White House staff check the body temperatures of people entering on March 16, 2020.
Win McNamee/Getty Images
  • The White House has stopped screening most staffers and visitors for high temperatures and other coronavirus symptoms.
  • Officials told The New York Times that the return of more staff members as Washington DC eases restrictions sparked the change, as screening more staff would cause long delays.
  • The new rules don't apply to those in "close proximity" to President Donald Trump and Vice President Mike Pence.
  • Staffers in close contact with both Trump and Pence have previously tested positive for the virus.
  • For more stories, go to Business Insider's home page.

The White House has ended mandatory temperature checks and screenings for coronavirus symptoms for most visitors and staffers, removing procedures that have been in place since March.

NBC News reported that tents used to check temperatures were being taken down on Monday.

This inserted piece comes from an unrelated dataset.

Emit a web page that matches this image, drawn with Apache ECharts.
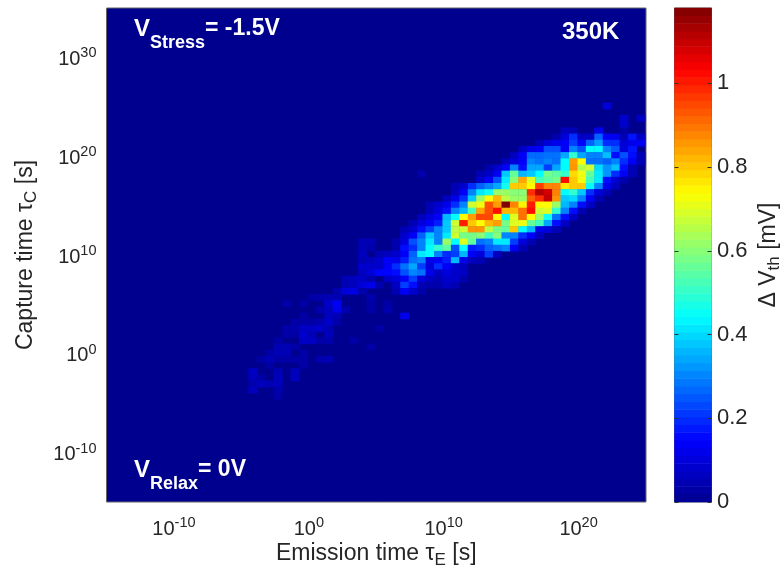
<!DOCTYPE html>
<html><head><meta charset="utf-8">
<style>html,body{margin:0;padding:0;background:#fff}#c{width:784px;height:573px;filter:blur(0.5px)}</style>
<script src="https://cdn.jsdelivr.net/npm/echarts@6/dist/echarts.min.js"></script>
</head><body><div id="c"></div>
<script>
// Tick labels (decade exponents) and colour bar ticks
const xTickExponents = [-10, 0, 10, 20];
const yTickExponents = [-10, 0, 10, 20, 30];
const colorbarTicks = [0, 0.2, 0.4, 0.6, 0.8, 1];
const colorbarMax = 1.18;
const jetColors = ['#00008f','#0000ff','#007fff','#00ffff','#7fff7f','#ffff00','#ff7f00','#ff0000','#7f0000'];

// ΔVth [mV]. Each row: [first column, values...]; blank cells are 0.
const row15 = [58,.1];
const row17 = [60,.08,0,.07];
const row18 = [60,.08];
const row19 = [53,.06,.05,0,0,.12,0,0,.03];
const row20 = [52,.04,.1,.2,.07,.07,.26,.14,.12,.05,.17,.07];
const row21 = [50,.05,.1,.12,.14,.22,.15,.26,.33,.2,.2,.09,.12,.13];
const row22 = [48,.07,.12,.14,.24,.24,.14,.3,.24,.44,.44,.3,.25,.1,.17];
const row23 = [47,.06,.14,.27,.27,.28,.28,.34,.5,.34,.3,.3,.37,.16,.24,.16,.05];
const row24 = [46,.06,.1,.14,.3,.28,.3,.28,.44,.85,.74,.28,.28,.26,.3,.2,.14,.05];
const row25 = [44,.04,.08,.14,.3,.16,.34,.34,.22,.34,.44,.86,.65,.68,.4,.32,.37,.16,.05];
const row26 = [36,.04,0,0,0,0,0,0,.05,.07,.13,.38,.56,.36,.38,.44,.58,.55,.5,.78,.72,.56,.42,.32,.2,.13,.05];
const row27 = [43,.08,.14,.24,.42,.6,.84,.7,.52,.55,.58,1.02,.8,.72,.52,.42,.16,.09,.04];
const row28 = [40,.05,.08,.2,.26,.3,.34,.46,.8,.8,.74,.96,.88,.88,.76,.8,.8,.44,.3,.12,.06];
const row29 = [40,.06,.14,.3,.42,.46,.62,.62,.6,.6,.98,1.12,1.08,.88,.44,.5,.38,.2,.1,.05];
const row30 = [39,.06,.12,.2,.38,.62,.74,.82,.66,.62,.62,.92,.98,1.1,.86,.38,.4,.3,.14,.05];
const row31 = [37,.05,.08,.12,.2,.3,.68,.72,.94,.85,1.18,.88,.75,1.0,.74,.74,.62,.36,.3,.16,.07];
const row32 = [37,.05,.1,.16,.3,.36,.52,.84,.94,1.02,.82,.82,.9,1.02,.68,.7,.5,.3,.16,.05];
const row33 = [36,.06,.1,.14,.36,.44,.74,.85,.95,.95,.74,.44,.7,.9,.74,.62,.46,.28,.16,.07];
const row34 = [35,.05,.1,.14,.18,.38,.68,1.0,.8,.74,.82,.85,.58,.7,.72,.56,.52,.34,.16,.07];
const row35 = [34,.05,.08,.16,.22,.3,.38,.66,.68,.86,.86,.66,.58,.56,.8,.44,.36,.12,.1,.05];
const row36 = [34,.08,.14,.26,.38,.3,.42,.68,.58,.58,.6,.52,.6,.3,.3,.2,.14,.06];
const row37 = [29,.05,.05,0,0,.04,.1,.24,.3,.42,.3,.62,.44,.7,.56,.28,.3,.42,.42,.22,.1,.05];
const row38 = [29,.05,.04,0,0,.04,.16,.2,.3,.44,.5,.55,.24,.45,.18,.2,.26,.28,.3,.14,.05];
const row39 = [29,.06,0,.05,.06,.08,.14,.26,.42,.44,.3,.2,.22,.36,.14,.1,.22,.06];
const row40 = [29,.05,.06,.08,.14,.12,.18,.28,.3,.12,.14,.18,.36,.12,.06,.05];
const row41 = [29,.08,.08,.08,.14,.2,.28,.34,.22,.1,.2,.14,.08,.06];
const row42 = [29,.06,.1,.15,.15,.16,.24,.3,.28,.12,.07,.1,.08,.07];
const row43 = [27,.05,.06,.07,.04,0,.07,.1,.14,.22,.1,.07,.05,.08,.08,.04];
const row44 = [27,.05,.06,.1,.12,.04,0,.07,.22,.16,.05,.04,.04,.07,.05];
const row45 = [26,.04,.1,.11,.04,0,0,0,.05,.14,.08,.04];
const row46 = [23,.03,.04,.05,.05,0,0,0,.04];
const row47 = [20,.03,0,.03,0,0,.08,.13,0,0,0,.03,0,.03];
const row48 = [24,.04,.06,.12,.04,0,0,.03,0,.04];
const row49 = [22,.03,0,0,.06,.05,0,0,0,0,0,0,0,.12];
const row50 = [21,.03,.03,.03,.04,.08,.03];
const row51 = [20,.03,.04,.07,.07,.08,.05,0,0,0,0,0,.03];
const row52 = [20,.03,.03,.08,.05,0,.06];
const row53 = [19,.03,0,0,.07,.07,.03,.04,0,0,.03];
const row54 = [19,.05,.05,.03,0,0,0,0,0,0,0,0,.03];
const row55 = [18,.03,.05,.05,0,.03];
const row56 = [17,.03,.05,.03,.03,.03,.03,0,.04,.05];
const row57 = [18,.03,0,0,0,.03];
const row58 = [16,.07,0,0,.05,0,.06];
const row59 = [16,.06,.03,0,.06,0,.06];
const row60 = [16,.04,.06,.05,.06];
const row61 = [16,.06,0,0,.04];
const row62 = [19,.03];

const rowTable = [[15,row15],[17,row17],[18,row18],[19,row19],[20,row20],[21,row21],[22,row22],[23,row23],[24,row24],[25,row25],
 [26,row26],[27,row27],[28,row28],[29,row29],[30,row30],[31,row31],[32,row32],[33,row33],[34,row34],[35,row35],[36,row36],
 [37,row37],[38,row38],[39,row39],[40,row40],[41,row41],[42,row42],[43,row43],[44,row44],[45,row45],[46,row46],[47,row47],
 [48,row48],[49,row49],[50,row50],[51,row51],[52,row52],[53,row53],[54,row54],[55,row55],[56,row56],[57,row57],[58,row58],
 [59,row59],[60,row60],[61,row61],[62,row62]];

const nCols = 63, nRows = 79;
const emissionBins = Array.from({length:nCols},(_,i)=>String(i));
const captureBins = Array.from({length:nRows},(_,i)=>String(i));
const heat = [];
rowTable.forEach(([m,r])=>{ for(let i=1;i<r.length;i++){ if(r[i]>0) heat.push([r[0]+i-1,m,r[i]]); } });

const levels = Array.from({length:64},(_,i)=>String(i));
const barCells = levels.map((_,i)=>[0,i,(i+0.5)/64*colorbarMax]);

const F = 'Liberation Sans, Arial, Helvetica, sans-serif';
const TXT = '#262626';
const decadeRich = {
  b:{fontFamily:F,fontSize:20,color:TXT,lineHeight:24},
  s:{fontFamily:F,fontSize:14.5,color:TXT,lineHeight:24,padding:[0,0,12,0]}
};
const decade = v => '{b|10}{s|'+v+'}';
const titleRich = {n:{fontFamily:F,fontSize:23,color:TXT,lineHeight:26},t:{fontFamily:F,fontSize:17,color:TXT,lineHeight:26,padding:[12,0,0,0]}};

const plot = {left:106.5, top:8, width:539.5, height:494};
const bar = {left:674.5, top:8, width:37, height:494};
const noBounds = {outerBoundsMode:'none',containLabel:false};

const chart = echarts.init(document.getElementById('c'),null,{renderer:'canvas'});
chart.setOption({
  animation:false,
  backgroundColor:'#ffffff',
  grid:[
    Object.assign({left:plot.left,top:plot.top,width:plot.width,height:plot.height,show:true,backgroundColor:'#00008f',borderColor:'#666666',borderWidth:1},noBounds),
    Object.assign({left:113.6,top:10.35,width:nCols*8.4375,height:nRows*6.175},noBounds),
    Object.assign({left:bar.left,top:bar.top,width:bar.width,height:bar.height,show:true,borderColor:'#666666',borderWidth:1},noBounds)
  ],
  xAxis:[
    {type:'value',gridIndex:0,min:-15,max:25,position:'bottom',
      axisLine:{show:false,onZero:false},splitLine:{show:false},axisTick:{show:false},
      axisLabel:{show:true,margin:15,formatter:decade,rich:decadeRich,customValues:xTickExponents},
      name:'{n|Emission time \u03C4}{t|E}{n| [s]}',nameLocation:'middle',nameGap:39,nameMoveOverlap:false,
      nameTextStyle:{rich:titleRich}},
    {type:'category',gridIndex:1,data:emissionBins,show:false},
    {type:'category',gridIndex:2,data:['c'],show:false}
  ],
  yAxis:[
    {type:'value',gridIndex:0,min:-15,max:35,position:'left',
      axisLine:{show:false,onZero:false},splitLine:{show:false},axisTick:{show:false},
      axisLabel:{show:true,margin:10,padding:[4,0,0,0],formatter:decade,rich:decadeRich,customValues:yTickExponents},
      name:'{n|Capture time \u03C4}{t|C}{n| [s]}',nameLocation:'middle',nameGap:68,nameMoveOverlap:false,
      nameTextStyle:{rich:titleRich}},
    {type:'category',gridIndex:1,data:captureBins,inverse:true,show:false},
    {type:'category',gridIndex:2,data:levels,show:false},
    {type:'value',gridIndex:2,min:0,max:colorbarMax,position:'right',z:10,
      axisLine:{show:false,onZero:false},splitLine:{show:false},
      axisTick:{show:true,inside:true,length:4,lineStyle:{color:'#333'},customValues:colorbarTicks},
      axisLabel:{show:true,margin:5.5,fontFamily:F,fontSize:22,color:TXT,customValues:colorbarTicks,formatter:v=>String(v)},
      name:'{n|\u0394 V}{t|th}{n| [mV]}',nameLocation:'middle',nameGap:44,nameMoveOverlap:false,
      nameTextStyle:{rich:titleRich}},
    {type:'value',gridIndex:2,min:0,max:colorbarMax,position:'left',z:10,
      axisLine:{show:false,onZero:false},splitLine:{show:false},axisLabel:{show:false},
      axisTick:{show:true,inside:true,length:4,lineStyle:{color:'#333'},customValues:colorbarTicks}}
  ],
  visualMap:{show:false,min:0,max:colorbarMax,seriesIndex:[0,1],dimension:2,inRange:{color:jetColors}},
  series:[
    {type:'heatmap',xAxisIndex:1,yAxisIndex:1,data:heat,progressive:0,emphasis:{disabled:true}},
    {type:'heatmap',xAxisIndex:2,yAxisIndex:2,data:barCells,progressive:0,emphasis:{disabled:true}}
  ],
  graphic:[
    {type:'text',left:134,top:6,z:20,style:{text:'{v|V}{s|Stress}{e|= -1.5V}',rich:{
      v:{fontFamily:F,fontWeight:'bold',fontSize:24,fill:'#fff',lineHeight:26},
      s:{fontFamily:F,fontWeight:'bold',fontSize:18,fill:'#fff',lineHeight:26,padding:[28,0,0,0]},
      e:{fontFamily:F,fontWeight:'bold',fontSize:23,fill:'#fff',lineHeight:26}}}},
    {type:'text',left:134,top:447,z:20,style:{text:'{v|V}{s|Relax}{e|= 0V}',rich:{
      v:{fontFamily:F,fontWeight:'bold',fontSize:24,fill:'#fff',lineHeight:26},
      s:{fontFamily:F,fontWeight:'bold',fontSize:18,fill:'#fff',lineHeight:26,padding:[28,0,0,0]},
      e:{fontFamily:F,fontWeight:'bold',fontSize:23,fill:'#fff',lineHeight:26}}}},
    {type:'text',left:562,top:20,z:20,style:{text:'350K',fontFamily:F,fontWeight:'bold',fontSize:24,fill:'#fff'}}
  ]
});
</script></body></html>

White House spokesman Judd Deere said in a statement that: "In conjunction with Washington, D.C., entering Phase Two today, the White House is scaling back complex-wide temperature checks," Deere said.

He said that any staffer or guest "in close proximity to the president and vice president is still being temperature-checked, asked symptom histories and tested for Covid-19," The New York Times reported.

He said that social distancing, use of hand sanitiser, and "regular deep cleaning of all work spaces" were still in place, alongside "voluntary facial coverings."

Masks had been mandatory for White House staffers, except when they were seated at their desks.

But Press Secretary Kayleigh McEnany last week suggested the policy had been loosened, describing masks as "recommended but not required" for staff.

Journalists in the White House will have to follow the same checks that those coming into close contact with the president do, ABC News reported.

The changes come as the White House takes other steps to open up, including having more staff work in their offices, the Times reported.

Officials told the Times that the return of these staff members prompted the change, as screening more people would cause delays.